--- start Given records ---

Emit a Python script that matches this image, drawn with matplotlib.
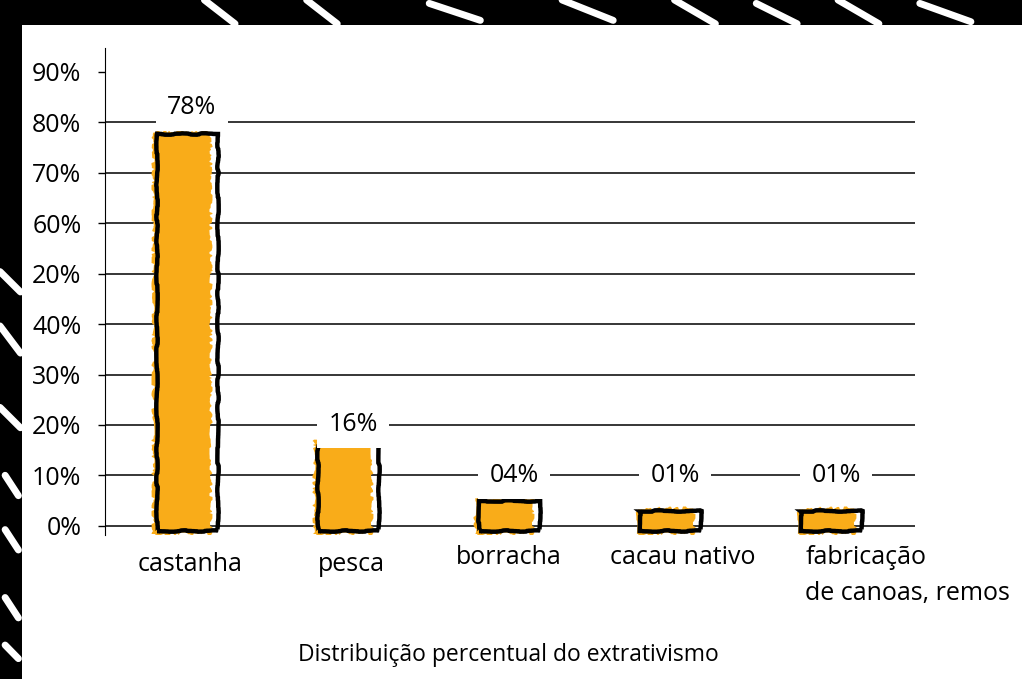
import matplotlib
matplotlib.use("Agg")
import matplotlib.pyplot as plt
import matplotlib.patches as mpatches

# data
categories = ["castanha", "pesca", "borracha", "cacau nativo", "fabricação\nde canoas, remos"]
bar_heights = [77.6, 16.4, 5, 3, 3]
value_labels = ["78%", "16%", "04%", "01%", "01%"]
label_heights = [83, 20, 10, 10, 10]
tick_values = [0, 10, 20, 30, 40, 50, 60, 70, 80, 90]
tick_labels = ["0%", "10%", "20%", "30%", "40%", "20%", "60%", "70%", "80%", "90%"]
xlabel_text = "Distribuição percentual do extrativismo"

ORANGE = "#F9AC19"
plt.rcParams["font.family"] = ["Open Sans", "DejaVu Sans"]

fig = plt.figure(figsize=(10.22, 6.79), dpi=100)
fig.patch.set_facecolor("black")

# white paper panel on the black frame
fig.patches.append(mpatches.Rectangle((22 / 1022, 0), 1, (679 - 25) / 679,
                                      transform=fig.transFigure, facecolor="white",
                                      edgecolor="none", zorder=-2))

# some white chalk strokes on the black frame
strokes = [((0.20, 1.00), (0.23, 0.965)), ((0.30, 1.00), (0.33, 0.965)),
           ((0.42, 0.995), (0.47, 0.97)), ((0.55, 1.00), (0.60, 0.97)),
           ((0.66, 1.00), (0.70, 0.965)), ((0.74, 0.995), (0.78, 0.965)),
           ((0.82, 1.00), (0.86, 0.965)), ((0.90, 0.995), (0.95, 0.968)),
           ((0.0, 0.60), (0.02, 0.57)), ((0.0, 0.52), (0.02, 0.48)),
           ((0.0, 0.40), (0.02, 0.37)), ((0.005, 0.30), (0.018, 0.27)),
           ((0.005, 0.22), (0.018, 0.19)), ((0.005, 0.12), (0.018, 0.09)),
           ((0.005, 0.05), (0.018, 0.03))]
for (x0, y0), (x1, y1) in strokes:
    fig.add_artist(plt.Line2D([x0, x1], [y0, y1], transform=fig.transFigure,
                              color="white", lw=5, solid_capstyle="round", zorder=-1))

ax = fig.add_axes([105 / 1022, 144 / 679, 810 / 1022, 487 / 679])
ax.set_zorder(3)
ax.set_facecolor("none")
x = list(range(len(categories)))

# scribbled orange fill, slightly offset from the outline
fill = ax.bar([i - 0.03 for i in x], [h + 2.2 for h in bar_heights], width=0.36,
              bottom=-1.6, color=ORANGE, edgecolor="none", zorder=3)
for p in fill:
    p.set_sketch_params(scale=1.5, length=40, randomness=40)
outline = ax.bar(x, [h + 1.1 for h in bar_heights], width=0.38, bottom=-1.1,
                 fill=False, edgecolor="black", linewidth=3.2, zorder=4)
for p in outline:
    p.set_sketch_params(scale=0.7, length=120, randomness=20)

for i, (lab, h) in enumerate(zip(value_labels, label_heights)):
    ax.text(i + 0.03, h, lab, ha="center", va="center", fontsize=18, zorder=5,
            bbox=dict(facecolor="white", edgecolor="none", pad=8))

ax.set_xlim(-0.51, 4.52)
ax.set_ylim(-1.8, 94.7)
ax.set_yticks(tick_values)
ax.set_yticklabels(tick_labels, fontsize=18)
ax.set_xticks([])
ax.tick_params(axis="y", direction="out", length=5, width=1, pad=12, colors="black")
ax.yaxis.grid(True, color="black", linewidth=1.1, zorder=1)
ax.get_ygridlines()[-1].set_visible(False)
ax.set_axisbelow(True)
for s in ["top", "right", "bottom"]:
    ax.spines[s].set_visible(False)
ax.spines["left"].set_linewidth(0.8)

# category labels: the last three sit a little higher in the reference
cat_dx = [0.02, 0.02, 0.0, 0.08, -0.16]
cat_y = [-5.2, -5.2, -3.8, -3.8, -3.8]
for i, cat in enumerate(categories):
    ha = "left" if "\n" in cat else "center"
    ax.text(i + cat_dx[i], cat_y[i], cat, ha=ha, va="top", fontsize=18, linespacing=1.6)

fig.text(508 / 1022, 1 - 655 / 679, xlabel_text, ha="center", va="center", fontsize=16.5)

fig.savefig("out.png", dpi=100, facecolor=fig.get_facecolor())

--- end Given records ---
--- start Given records ---

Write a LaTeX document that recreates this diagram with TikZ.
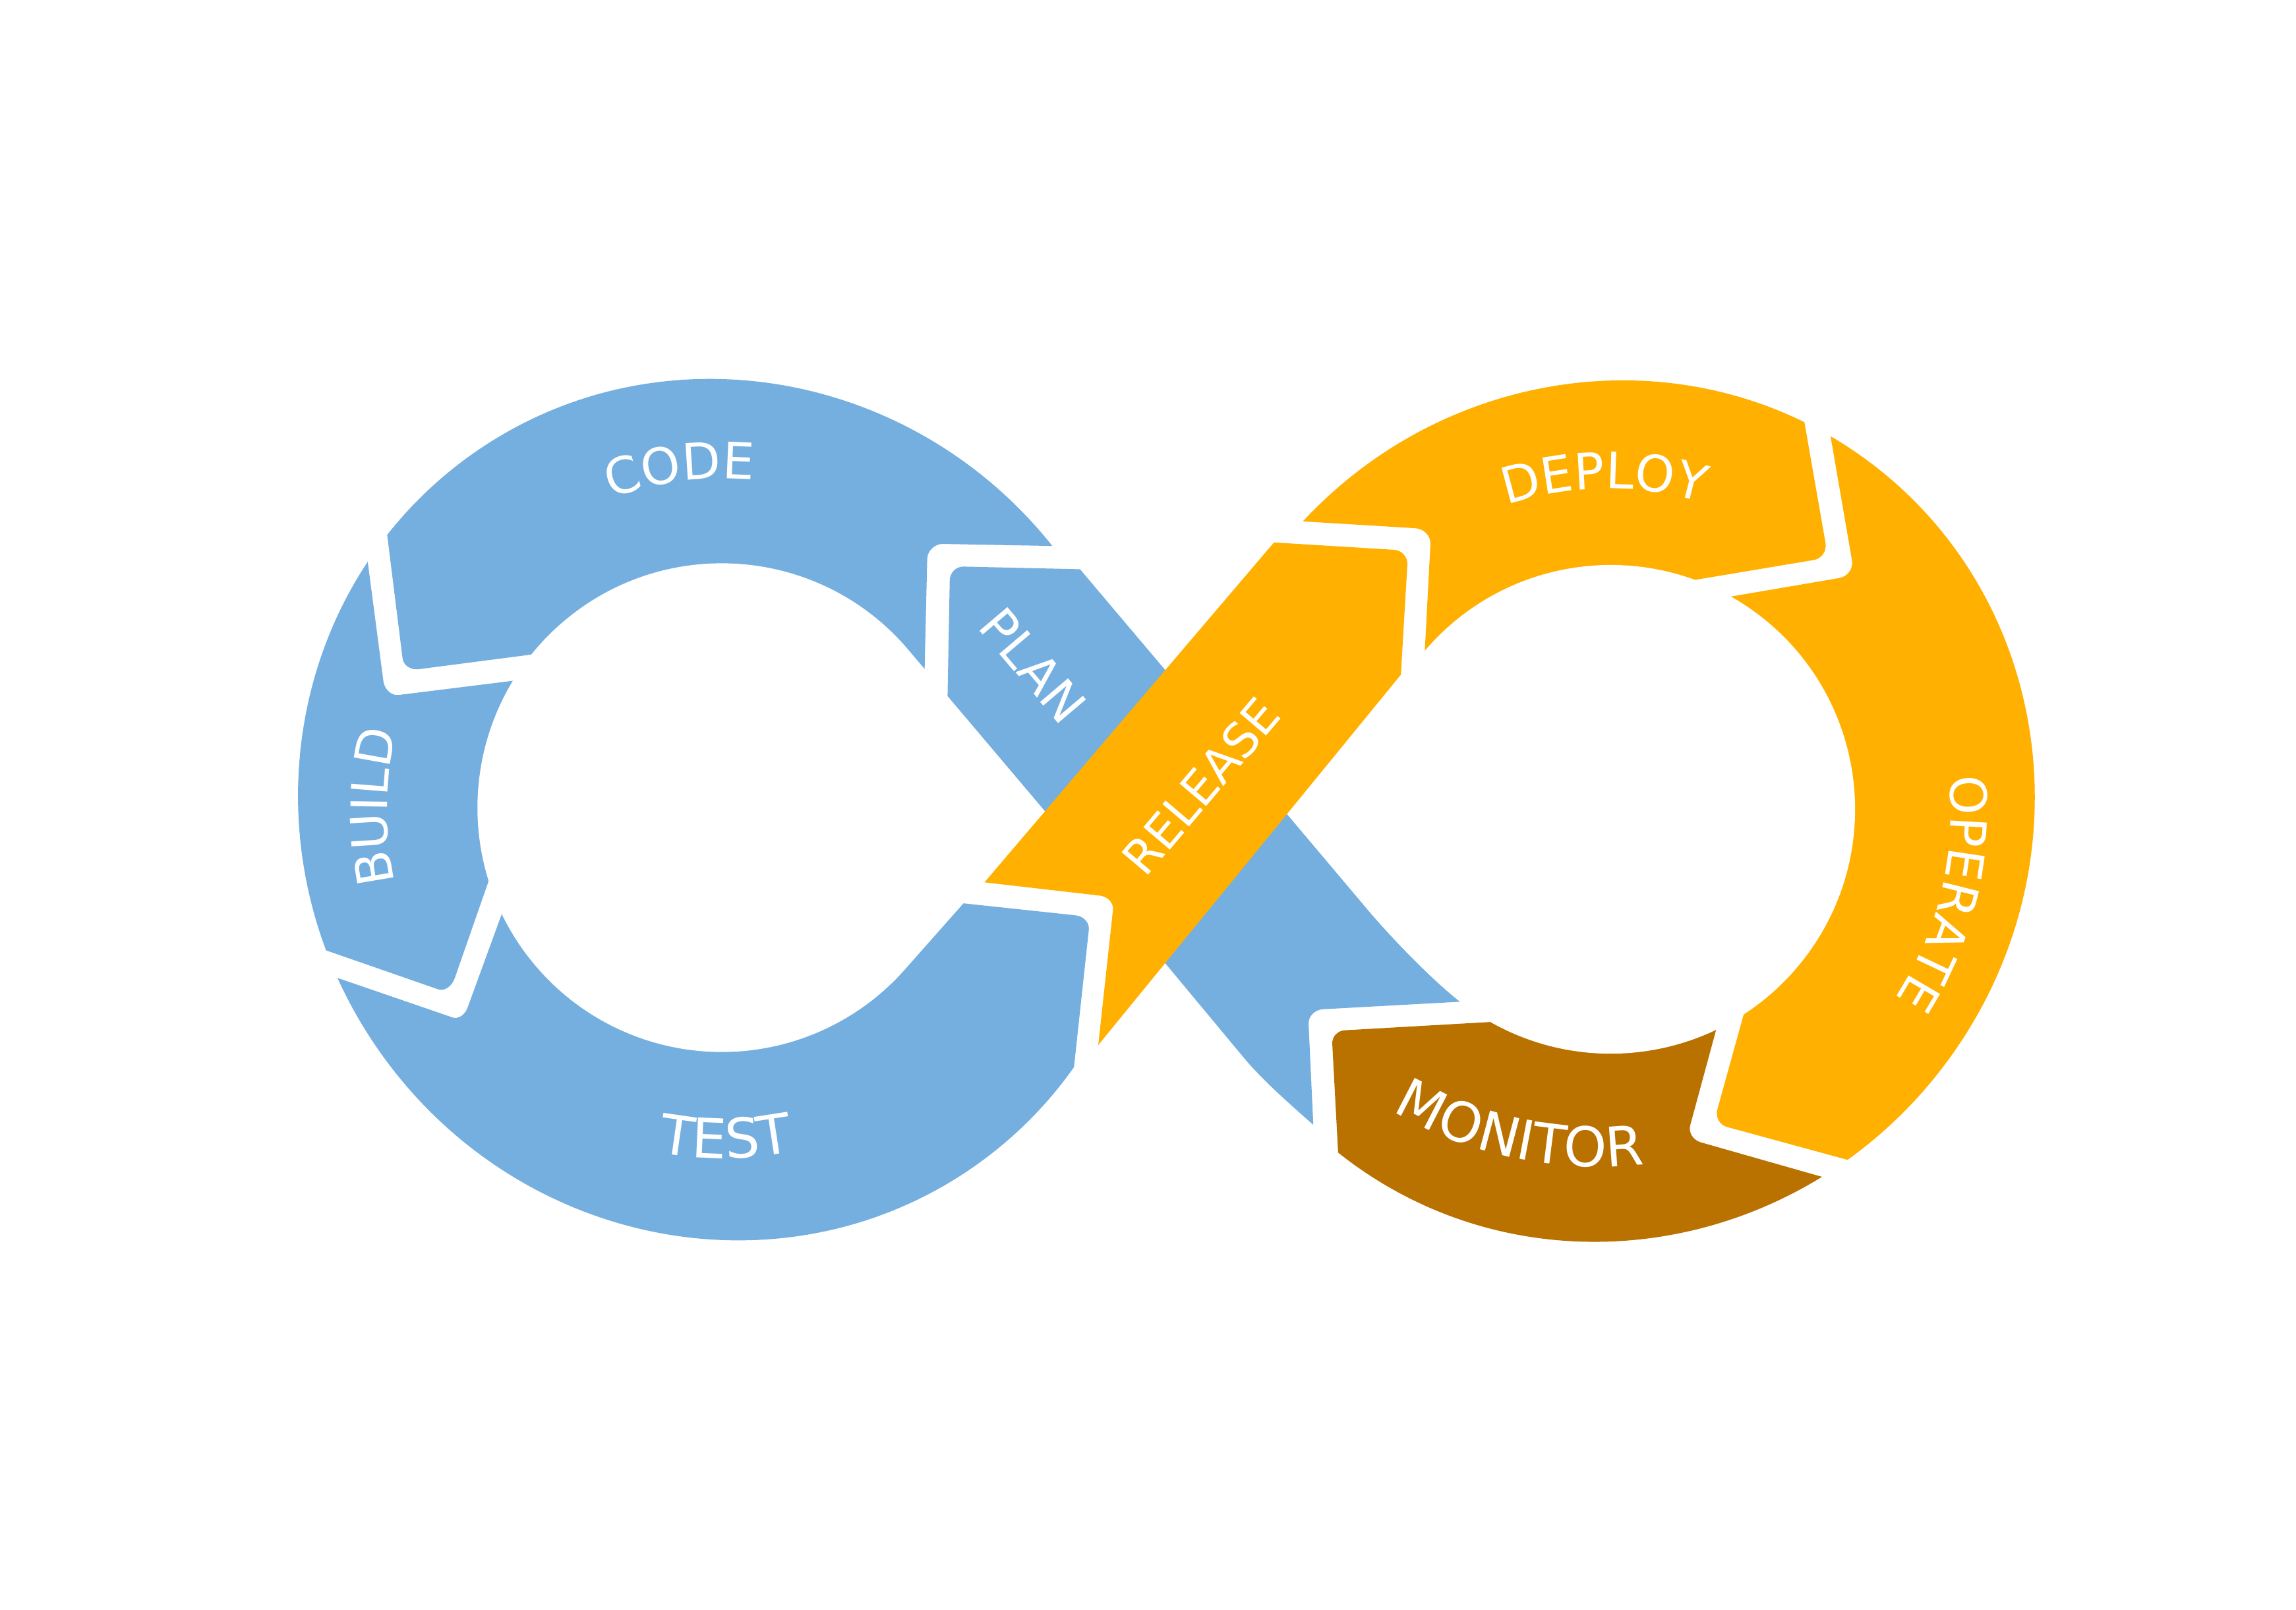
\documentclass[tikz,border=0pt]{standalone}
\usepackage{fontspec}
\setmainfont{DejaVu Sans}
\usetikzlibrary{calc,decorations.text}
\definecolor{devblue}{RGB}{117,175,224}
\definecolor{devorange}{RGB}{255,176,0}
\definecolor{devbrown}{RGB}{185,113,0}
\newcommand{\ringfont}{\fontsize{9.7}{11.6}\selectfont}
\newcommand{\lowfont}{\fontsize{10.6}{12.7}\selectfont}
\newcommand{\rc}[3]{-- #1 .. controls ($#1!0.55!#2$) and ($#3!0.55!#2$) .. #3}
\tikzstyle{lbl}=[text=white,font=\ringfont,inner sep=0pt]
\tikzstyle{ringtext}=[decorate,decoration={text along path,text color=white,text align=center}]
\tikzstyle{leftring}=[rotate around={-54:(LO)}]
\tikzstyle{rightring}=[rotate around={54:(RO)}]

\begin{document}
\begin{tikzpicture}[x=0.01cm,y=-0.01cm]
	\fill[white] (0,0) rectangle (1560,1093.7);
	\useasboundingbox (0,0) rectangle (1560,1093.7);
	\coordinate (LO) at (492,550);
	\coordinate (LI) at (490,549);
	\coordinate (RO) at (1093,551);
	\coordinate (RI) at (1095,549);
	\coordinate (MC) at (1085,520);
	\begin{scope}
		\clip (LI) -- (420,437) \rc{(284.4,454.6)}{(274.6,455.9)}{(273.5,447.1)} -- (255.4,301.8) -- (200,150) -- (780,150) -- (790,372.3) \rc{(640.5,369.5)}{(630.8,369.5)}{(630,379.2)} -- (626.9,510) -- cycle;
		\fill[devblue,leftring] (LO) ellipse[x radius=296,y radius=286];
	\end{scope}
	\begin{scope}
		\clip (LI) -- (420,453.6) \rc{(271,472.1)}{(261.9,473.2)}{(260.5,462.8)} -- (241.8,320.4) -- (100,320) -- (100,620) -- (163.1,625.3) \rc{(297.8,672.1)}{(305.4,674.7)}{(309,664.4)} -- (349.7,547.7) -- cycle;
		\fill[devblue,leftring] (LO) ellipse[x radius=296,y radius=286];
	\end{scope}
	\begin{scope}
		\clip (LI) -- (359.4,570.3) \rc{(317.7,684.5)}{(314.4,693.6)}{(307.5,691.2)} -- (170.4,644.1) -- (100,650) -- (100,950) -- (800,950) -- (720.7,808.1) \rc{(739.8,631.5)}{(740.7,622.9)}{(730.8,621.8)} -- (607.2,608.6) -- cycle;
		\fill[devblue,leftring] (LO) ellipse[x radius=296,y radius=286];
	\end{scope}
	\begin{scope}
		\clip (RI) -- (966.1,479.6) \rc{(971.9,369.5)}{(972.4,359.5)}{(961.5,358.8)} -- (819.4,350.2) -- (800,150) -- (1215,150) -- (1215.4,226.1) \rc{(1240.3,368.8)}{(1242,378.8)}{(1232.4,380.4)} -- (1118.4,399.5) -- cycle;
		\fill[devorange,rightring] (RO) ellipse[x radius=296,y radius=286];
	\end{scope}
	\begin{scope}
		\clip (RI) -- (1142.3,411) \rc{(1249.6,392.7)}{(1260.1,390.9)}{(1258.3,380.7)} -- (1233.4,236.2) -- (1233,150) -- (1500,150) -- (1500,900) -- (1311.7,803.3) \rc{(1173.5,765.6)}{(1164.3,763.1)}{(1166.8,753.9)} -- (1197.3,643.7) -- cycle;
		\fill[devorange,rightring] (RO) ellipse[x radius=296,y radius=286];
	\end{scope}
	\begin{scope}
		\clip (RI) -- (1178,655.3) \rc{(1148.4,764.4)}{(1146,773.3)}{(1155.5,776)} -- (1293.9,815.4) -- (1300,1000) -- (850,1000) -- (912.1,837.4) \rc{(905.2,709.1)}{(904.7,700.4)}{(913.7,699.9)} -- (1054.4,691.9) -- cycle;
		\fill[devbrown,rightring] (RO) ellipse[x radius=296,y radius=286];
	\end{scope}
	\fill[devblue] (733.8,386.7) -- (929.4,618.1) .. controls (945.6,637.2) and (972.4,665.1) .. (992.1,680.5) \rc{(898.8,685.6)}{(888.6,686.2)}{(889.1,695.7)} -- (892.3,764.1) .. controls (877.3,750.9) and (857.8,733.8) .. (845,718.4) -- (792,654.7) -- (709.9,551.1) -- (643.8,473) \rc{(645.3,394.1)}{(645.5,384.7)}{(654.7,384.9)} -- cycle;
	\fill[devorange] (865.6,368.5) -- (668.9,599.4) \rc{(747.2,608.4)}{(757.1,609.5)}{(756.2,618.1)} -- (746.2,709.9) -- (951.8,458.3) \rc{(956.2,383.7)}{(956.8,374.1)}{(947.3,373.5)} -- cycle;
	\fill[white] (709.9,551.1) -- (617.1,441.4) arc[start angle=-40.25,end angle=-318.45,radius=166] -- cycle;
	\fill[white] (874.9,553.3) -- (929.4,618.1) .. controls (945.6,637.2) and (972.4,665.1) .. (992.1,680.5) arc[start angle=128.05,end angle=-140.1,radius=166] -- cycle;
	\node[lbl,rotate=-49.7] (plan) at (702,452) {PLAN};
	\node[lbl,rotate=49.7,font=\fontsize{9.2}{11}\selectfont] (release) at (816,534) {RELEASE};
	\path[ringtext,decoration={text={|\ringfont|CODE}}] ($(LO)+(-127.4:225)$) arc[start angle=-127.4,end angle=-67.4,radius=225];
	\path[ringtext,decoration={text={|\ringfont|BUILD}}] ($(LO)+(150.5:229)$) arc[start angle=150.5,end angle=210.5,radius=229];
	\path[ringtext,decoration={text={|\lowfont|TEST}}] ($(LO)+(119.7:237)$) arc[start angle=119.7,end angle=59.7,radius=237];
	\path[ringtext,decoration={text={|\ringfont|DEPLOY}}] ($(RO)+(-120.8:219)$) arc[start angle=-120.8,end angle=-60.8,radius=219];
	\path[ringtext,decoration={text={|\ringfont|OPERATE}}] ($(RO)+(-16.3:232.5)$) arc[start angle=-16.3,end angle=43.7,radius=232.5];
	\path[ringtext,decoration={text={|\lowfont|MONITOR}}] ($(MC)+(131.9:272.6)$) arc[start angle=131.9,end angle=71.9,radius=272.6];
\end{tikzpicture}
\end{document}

--- end Given records ---
--- start Given records ---

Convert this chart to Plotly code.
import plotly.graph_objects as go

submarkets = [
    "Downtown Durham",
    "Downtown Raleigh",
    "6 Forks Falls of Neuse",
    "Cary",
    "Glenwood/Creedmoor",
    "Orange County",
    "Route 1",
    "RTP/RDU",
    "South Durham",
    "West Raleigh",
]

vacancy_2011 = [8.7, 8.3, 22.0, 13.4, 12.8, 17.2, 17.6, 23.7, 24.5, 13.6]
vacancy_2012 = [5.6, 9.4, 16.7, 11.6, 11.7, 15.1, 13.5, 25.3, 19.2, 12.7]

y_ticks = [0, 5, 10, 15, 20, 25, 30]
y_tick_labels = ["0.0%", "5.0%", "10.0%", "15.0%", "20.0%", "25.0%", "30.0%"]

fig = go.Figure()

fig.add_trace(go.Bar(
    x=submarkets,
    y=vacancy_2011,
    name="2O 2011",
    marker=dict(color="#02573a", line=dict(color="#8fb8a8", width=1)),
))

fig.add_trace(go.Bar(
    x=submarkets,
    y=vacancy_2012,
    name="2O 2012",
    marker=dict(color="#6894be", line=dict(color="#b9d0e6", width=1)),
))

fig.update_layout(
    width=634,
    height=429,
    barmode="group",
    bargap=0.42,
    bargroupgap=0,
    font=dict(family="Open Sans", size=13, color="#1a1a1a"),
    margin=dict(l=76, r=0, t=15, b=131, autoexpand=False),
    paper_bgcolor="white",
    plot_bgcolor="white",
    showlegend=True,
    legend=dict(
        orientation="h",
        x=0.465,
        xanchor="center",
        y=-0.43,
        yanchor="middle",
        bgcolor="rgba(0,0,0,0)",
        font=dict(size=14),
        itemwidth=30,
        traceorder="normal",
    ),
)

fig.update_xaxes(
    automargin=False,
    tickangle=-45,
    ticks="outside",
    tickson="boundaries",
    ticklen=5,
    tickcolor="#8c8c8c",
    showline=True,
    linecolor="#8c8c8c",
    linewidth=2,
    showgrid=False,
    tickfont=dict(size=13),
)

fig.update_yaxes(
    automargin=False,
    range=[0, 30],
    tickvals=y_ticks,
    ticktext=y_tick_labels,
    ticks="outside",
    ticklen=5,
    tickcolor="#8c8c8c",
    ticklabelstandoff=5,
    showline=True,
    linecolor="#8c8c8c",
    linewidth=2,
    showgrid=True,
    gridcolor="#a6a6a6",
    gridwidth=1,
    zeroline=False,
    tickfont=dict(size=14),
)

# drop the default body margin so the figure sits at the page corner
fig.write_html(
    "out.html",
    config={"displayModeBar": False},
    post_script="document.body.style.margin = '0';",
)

--- end Given records ---

# Task directions
Skip all pictures. Retype exactly the span whose first line is the one with "Emit a Python" and whose last line is the one with "import matplotlib.patches as mpatches".

# Full answer
Emit a Python script that matches this image, drawn with matplotlib.
import matplotlib
matplotlib.use("Agg")
import matplotlib.pyplot as plt
import matplotlib.patches as mpatches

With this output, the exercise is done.